• [Given request]: Skip the pictures. Transcribe the rest of the data below without changing a word.

* start Records *

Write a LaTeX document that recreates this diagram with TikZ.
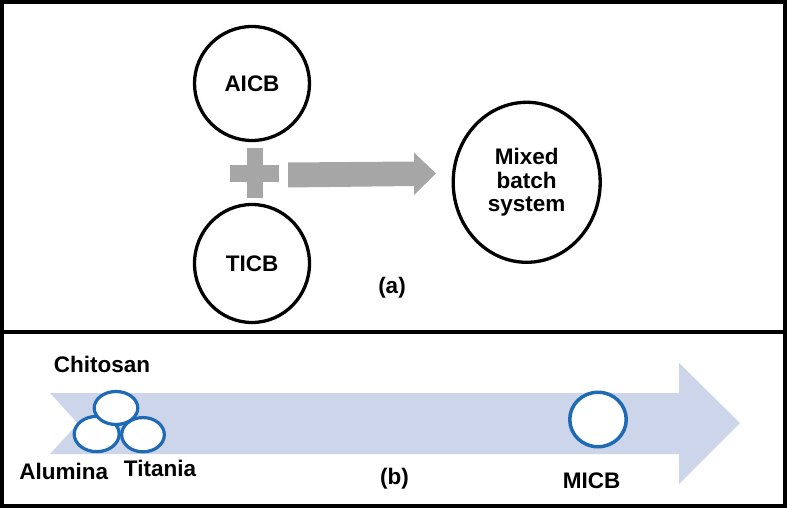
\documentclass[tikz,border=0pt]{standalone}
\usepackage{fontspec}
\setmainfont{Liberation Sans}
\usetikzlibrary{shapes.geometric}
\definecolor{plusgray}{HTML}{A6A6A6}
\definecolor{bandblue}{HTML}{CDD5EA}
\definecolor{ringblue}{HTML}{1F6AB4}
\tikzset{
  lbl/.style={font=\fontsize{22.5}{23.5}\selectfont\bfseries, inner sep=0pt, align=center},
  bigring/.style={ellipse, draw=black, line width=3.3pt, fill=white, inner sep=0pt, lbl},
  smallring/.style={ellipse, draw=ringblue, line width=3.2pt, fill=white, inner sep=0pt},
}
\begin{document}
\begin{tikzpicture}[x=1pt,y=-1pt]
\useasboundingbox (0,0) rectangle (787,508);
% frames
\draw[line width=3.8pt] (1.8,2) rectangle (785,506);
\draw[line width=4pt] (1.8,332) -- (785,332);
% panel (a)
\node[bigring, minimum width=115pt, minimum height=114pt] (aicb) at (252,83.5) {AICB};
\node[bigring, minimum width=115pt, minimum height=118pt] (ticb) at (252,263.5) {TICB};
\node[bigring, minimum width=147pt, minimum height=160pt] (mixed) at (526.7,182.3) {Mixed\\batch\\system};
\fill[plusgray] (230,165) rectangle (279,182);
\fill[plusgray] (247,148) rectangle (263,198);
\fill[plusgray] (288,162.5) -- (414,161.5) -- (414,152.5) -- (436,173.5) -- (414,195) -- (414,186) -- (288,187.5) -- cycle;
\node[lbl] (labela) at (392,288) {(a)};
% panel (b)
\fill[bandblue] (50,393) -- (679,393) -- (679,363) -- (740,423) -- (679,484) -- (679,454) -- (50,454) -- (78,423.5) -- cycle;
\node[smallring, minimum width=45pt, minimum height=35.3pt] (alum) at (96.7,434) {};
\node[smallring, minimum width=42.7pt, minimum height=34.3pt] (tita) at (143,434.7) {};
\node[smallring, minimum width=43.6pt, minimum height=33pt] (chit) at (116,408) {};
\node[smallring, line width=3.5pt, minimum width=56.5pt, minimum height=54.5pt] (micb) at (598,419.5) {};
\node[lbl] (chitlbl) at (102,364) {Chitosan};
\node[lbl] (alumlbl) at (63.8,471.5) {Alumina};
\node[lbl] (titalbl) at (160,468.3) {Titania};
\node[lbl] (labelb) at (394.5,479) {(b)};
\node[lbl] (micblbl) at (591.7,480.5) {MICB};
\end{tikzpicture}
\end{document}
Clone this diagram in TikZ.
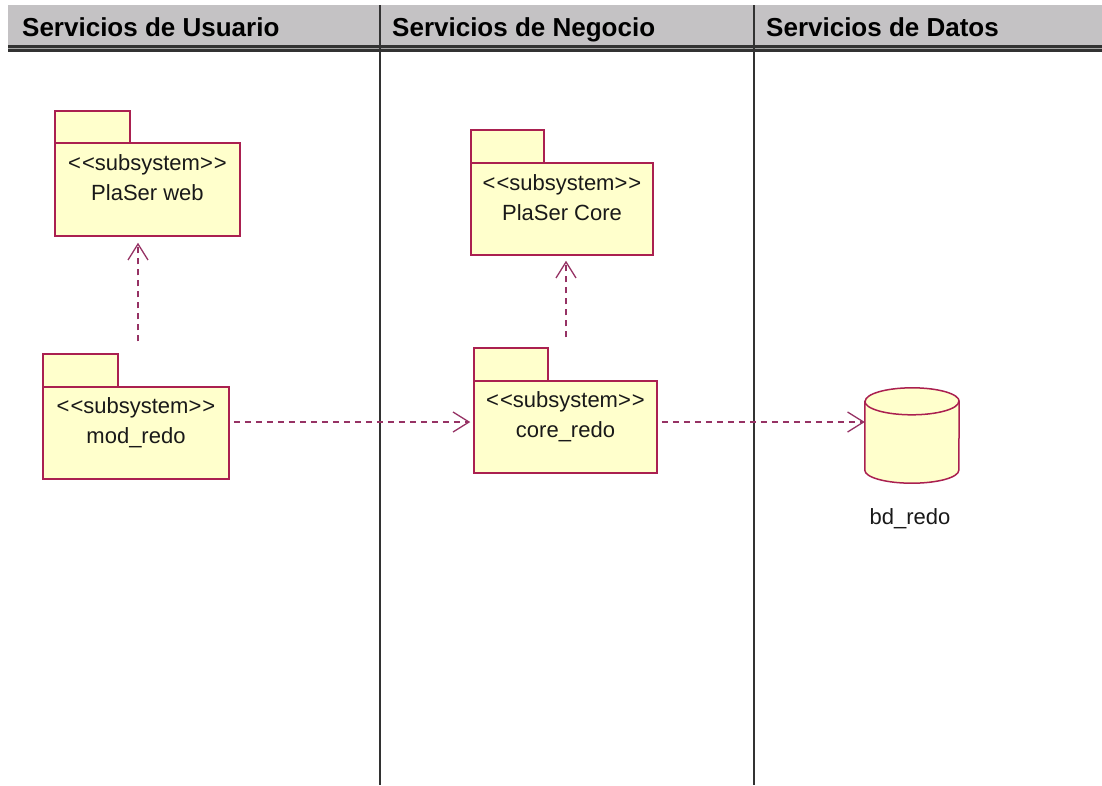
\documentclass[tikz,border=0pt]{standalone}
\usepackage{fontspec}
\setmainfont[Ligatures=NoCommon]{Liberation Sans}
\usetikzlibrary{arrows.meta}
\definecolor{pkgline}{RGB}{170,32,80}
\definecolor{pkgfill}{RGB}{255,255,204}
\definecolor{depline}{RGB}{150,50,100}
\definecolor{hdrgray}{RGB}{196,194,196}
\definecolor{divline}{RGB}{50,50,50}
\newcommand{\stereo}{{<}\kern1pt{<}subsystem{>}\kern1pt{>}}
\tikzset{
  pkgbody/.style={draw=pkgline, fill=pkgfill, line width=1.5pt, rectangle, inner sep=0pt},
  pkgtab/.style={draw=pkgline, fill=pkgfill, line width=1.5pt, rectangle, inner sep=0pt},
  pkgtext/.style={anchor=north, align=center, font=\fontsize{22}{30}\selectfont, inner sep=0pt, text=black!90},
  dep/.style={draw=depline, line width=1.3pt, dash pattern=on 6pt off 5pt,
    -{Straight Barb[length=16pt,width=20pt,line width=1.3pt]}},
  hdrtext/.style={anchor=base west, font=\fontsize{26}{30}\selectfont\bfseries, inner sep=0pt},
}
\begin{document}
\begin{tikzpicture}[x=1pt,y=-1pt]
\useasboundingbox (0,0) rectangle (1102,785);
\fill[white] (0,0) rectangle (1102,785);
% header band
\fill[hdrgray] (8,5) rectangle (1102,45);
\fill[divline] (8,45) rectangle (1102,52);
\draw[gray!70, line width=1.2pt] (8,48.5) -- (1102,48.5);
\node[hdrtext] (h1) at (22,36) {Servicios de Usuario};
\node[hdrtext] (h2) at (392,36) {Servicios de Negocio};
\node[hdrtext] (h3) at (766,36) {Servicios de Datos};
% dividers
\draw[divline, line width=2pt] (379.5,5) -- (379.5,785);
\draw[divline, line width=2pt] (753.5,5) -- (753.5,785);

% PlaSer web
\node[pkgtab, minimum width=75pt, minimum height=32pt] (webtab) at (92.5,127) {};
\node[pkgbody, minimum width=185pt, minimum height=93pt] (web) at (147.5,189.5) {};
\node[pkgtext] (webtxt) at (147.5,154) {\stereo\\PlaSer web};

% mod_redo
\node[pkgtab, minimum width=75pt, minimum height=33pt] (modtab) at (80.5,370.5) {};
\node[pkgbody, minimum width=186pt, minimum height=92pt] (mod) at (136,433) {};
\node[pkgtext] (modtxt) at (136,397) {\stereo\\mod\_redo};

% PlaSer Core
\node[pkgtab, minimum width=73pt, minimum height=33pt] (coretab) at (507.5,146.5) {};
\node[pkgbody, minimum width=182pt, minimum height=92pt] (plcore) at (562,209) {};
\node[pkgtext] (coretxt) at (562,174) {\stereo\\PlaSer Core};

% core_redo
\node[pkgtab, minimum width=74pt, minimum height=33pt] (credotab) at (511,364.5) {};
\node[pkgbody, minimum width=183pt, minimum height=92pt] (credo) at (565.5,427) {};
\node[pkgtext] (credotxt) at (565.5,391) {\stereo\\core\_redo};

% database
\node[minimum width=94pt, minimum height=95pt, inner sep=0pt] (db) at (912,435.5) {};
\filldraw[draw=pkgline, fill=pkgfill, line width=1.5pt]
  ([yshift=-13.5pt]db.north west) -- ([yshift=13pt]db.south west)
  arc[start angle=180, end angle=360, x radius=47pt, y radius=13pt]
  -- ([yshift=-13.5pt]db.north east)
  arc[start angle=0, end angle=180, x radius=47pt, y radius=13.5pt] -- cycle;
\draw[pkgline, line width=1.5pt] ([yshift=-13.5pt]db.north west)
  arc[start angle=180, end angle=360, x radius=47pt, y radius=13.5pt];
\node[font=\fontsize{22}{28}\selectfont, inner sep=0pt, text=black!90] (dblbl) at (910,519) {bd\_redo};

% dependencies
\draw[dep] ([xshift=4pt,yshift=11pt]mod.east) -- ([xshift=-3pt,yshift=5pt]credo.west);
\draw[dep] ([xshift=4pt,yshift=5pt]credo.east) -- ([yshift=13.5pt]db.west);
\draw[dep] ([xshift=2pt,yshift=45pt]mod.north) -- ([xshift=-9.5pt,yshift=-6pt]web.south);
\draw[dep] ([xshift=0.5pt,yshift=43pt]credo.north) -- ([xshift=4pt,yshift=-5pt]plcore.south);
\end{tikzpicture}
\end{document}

* end Records *

• [Answer for the task]:
Write a LaTeX document that recreates this diagram with TikZ.
\documentclass[tikz,border=0pt]{standalone}
\usepackage{fontspec}
\setmainfont{Liberation Sans}
\usetikzlibrary{shapes.geometric}
\definecolor{plusgray}{HTML}{A6A6A6}
\definecolor{bandblue}{HTML}{CDD5EA}
\definecolor{ringblue}{HTML}{1F6AB4}
\tikzset{
  lbl/.style={font=\fontsize{22.5}{23.5}\selectfont\bfseries, inner sep=0pt, align=center},
  bigring/.style={ellipse, draw=black, line width=3.3pt, fill=white, inner sep=0pt, lbl},
  smallring/.style={ellipse, draw=ringblue, line width=3.2pt, fill=white, inner sep=0pt},
}
\begin{document}
\begin{tikzpicture}[x=1pt,y=-1pt]
\useasboundingbox (0,0) rectangle (787,508);
% frames
\draw[line width=3.8pt] (1.8,2) rectangle (785,506);
\draw[line width=4pt] (1.8,332) -- (785,332);
% panel (a)
\node[bigring, minimum width=115pt, minimum height=114pt] (aicb) at (252,83.5) {AICB};
\node[bigring, minimum width=115pt, minimum height=118pt] (ticb) at (252,263.5) {TICB};
\node[bigring, minimum width=147pt, minimum height=160pt] (mixed) at (526.7,182.3) {Mixed\\batch\\system};
\fill[plusgray] (230,165) rectangle (279,182);
\fill[plusgray] (247,148) rectangle (263,198);
\fill[plusgray] (288,162.5) -- (414,161.5) -- (414,152.5) -- (436,173.5) -- (414,195) -- (414,186) -- (288,187.5) -- cycle;
\node[lbl] (labela) at (392,288) {(a)};
% panel (b)
\fill[bandblue] (50,393) -- (679,393) -- (679,363) -- (740,423) -- (679,484) -- (679,454) -- (50,454) -- (78,423.5) -- cycle;
\node[smallring, minimum width=45pt, minimum height=35.3pt] (alum) at (96.7,434) {};
\node[smallring, minimum width=42.7pt, minimum height=34.3pt] (tita) at (143,434.7) {};
\node[smallring, minimum width=43.6pt, minimum height=33pt] (chit) at (116,408) {};
\node[smallring, line width=3.5pt, minimum width=56.5pt, minimum height=54.5pt] (micb) at (598,419.5) {};
\node[lbl] (chitlbl) at (102,364) {Chitosan};
\node[lbl] (alumlbl) at (63.8,471.5) {Alumina};
\node[lbl] (titalbl) at (160,468.3) {Titania};
\node[lbl] (labelb) at (394.5,479) {(b)};
\node[lbl] (micblbl) at (591.7,480.5) {MICB};
\end{tikzpicture}
\end{document}
Clone this diagram in TikZ.
\documentclass[tikz,border=0pt]{standalone}
\usepackage{fontspec}
\setmainfont[Ligatures=NoCommon]{Liberation Sans}
\usetikzlibrary{arrows.meta}
\definecolor{pkgline}{RGB}{170,32,80}
\definecolor{pkgfill}{RGB}{255,255,204}
\definecolor{depline}{RGB}{150,50,100}
\definecolor{hdrgray}{RGB}{196,194,196}
\definecolor{divline}{RGB}{50,50,50}
\newcommand{\stereo}{{<}\kern1pt{<}subsystem{>}\kern1pt{>}}
\tikzset{
  pkgbody/.style={draw=pkgline, fill=pkgfill, line width=1.5pt, rectangle, inner sep=0pt},
  pkgtab/.style={draw=pkgline, fill=pkgfill, line width=1.5pt, rectangle, inner sep=0pt},
  pkgtext/.style={anchor=north, align=center, font=\fontsize{22}{30}\selectfont, inner sep=0pt, text=black!90},
  dep/.style={draw=depline, line width=1.3pt, dash pattern=on 6pt off 5pt,
    -{Straight Barb[length=16pt,width=20pt,line width=1.3pt]}},
  hdrtext/.style={anchor=base west, font=\fontsize{26}{30}\selectfont\bfseries, inner sep=0pt},
}
\begin{document}
\begin{tikzpicture}[x=1pt,y=-1pt]
\useasboundingbox (0,0) rectangle (1102,785);
\fill[white] (0,0) rectangle (1102,785);
% header band
\fill[hdrgray] (8,5) rectangle (1102,45);
\fill[divline] (8,45) rectangle (1102,52);
\draw[gray!70, line width=1.2pt] (8,48.5) -- (1102,48.5);
\node[hdrtext] (h1) at (22,36) {Servicios de Usuario};
\node[hdrtext] (h2) at (392,36) {Servicios de Negocio};
\node[hdrtext] (h3) at (766,36) {Servicios de Datos};
% dividers
\draw[divline, line width=2pt] (379.5,5) -- (379.5,785);
\draw[divline, line width=2pt] (753.5,5) -- (753.5,785);

% PlaSer web
\node[pkgtab, minimum width=75pt, minimum height=32pt] (webtab) at (92.5,127) {};
\node[pkgbody, minimum width=185pt, minimum height=93pt] (web) at (147.5,189.5) {};
\node[pkgtext] (webtxt) at (147.5,154) {\stereo\\PlaSer web};

% mod_redo
\node[pkgtab, minimum width=75pt, minimum height=33pt] (modtab) at (80.5,370.5) {};
\node[pkgbody, minimum width=186pt, minimum height=92pt] (mod) at (136,433) {};
\node[pkgtext] (modtxt) at (136,397) {\stereo\\mod\_redo};

% PlaSer Core
\node[pkgtab, minimum width=73pt, minimum height=33pt] (coretab) at (507.5,146.5) {};
\node[pkgbody, minimum width=182pt, minimum height=92pt] (plcore) at (562,209) {};
\node[pkgtext] (coretxt) at (562,174) {\stereo\\PlaSer Core};

% core_redo
\node[pkgtab, minimum width=74pt, minimum height=33pt] (credotab) at (511,364.5) {};
\node[pkgbody, minimum width=183pt, minimum height=92pt] (credo) at (565.5,427) {};
\node[pkgtext] (credotxt) at (565.5,391) {\stereo\\core\_redo};

% database
\node[minimum width=94pt, minimum height=95pt, inner sep=0pt] (db) at (912,435.5) {};
\filldraw[draw=pkgline, fill=pkgfill, line width=1.5pt]
  ([yshift=-13.5pt]db.north west) -- ([yshift=13pt]db.south west)
  arc[start angle=180, end angle=360, x radius=47pt, y radius=13pt]
  -- ([yshift=-13.5pt]db.north east)
  arc[start angle=0, end angle=180, x radius=47pt, y radius=13.5pt] -- cycle;
\draw[pkgline, line width=1.5pt] ([yshift=-13.5pt]db.north west)
  arc[start angle=180, end angle=360, x radius=47pt, y radius=13.5pt];
\node[font=\fontsize{22}{28}\selectfont, inner sep=0pt, text=black!90] (dblbl) at (910,519) {bd\_redo};

% dependencies
\draw[dep] ([xshift=4pt,yshift=11pt]mod.east) -- ([xshift=-3pt,yshift=5pt]credo.west);
\draw[dep] ([xshift=4pt,yshift=5pt]credo.east) -- ([yshift=13.5pt]db.west);
\draw[dep] ([xshift=2pt,yshift=45pt]mod.north) -- ([xshift=-9.5pt,yshift=-6pt]web.south);
\draw[dep] ([xshift=0.5pt,yshift=43pt]credo.north) -- ([xshift=4pt,yshift=-5pt]plcore.south);
\end{tikzpicture}
\end{document}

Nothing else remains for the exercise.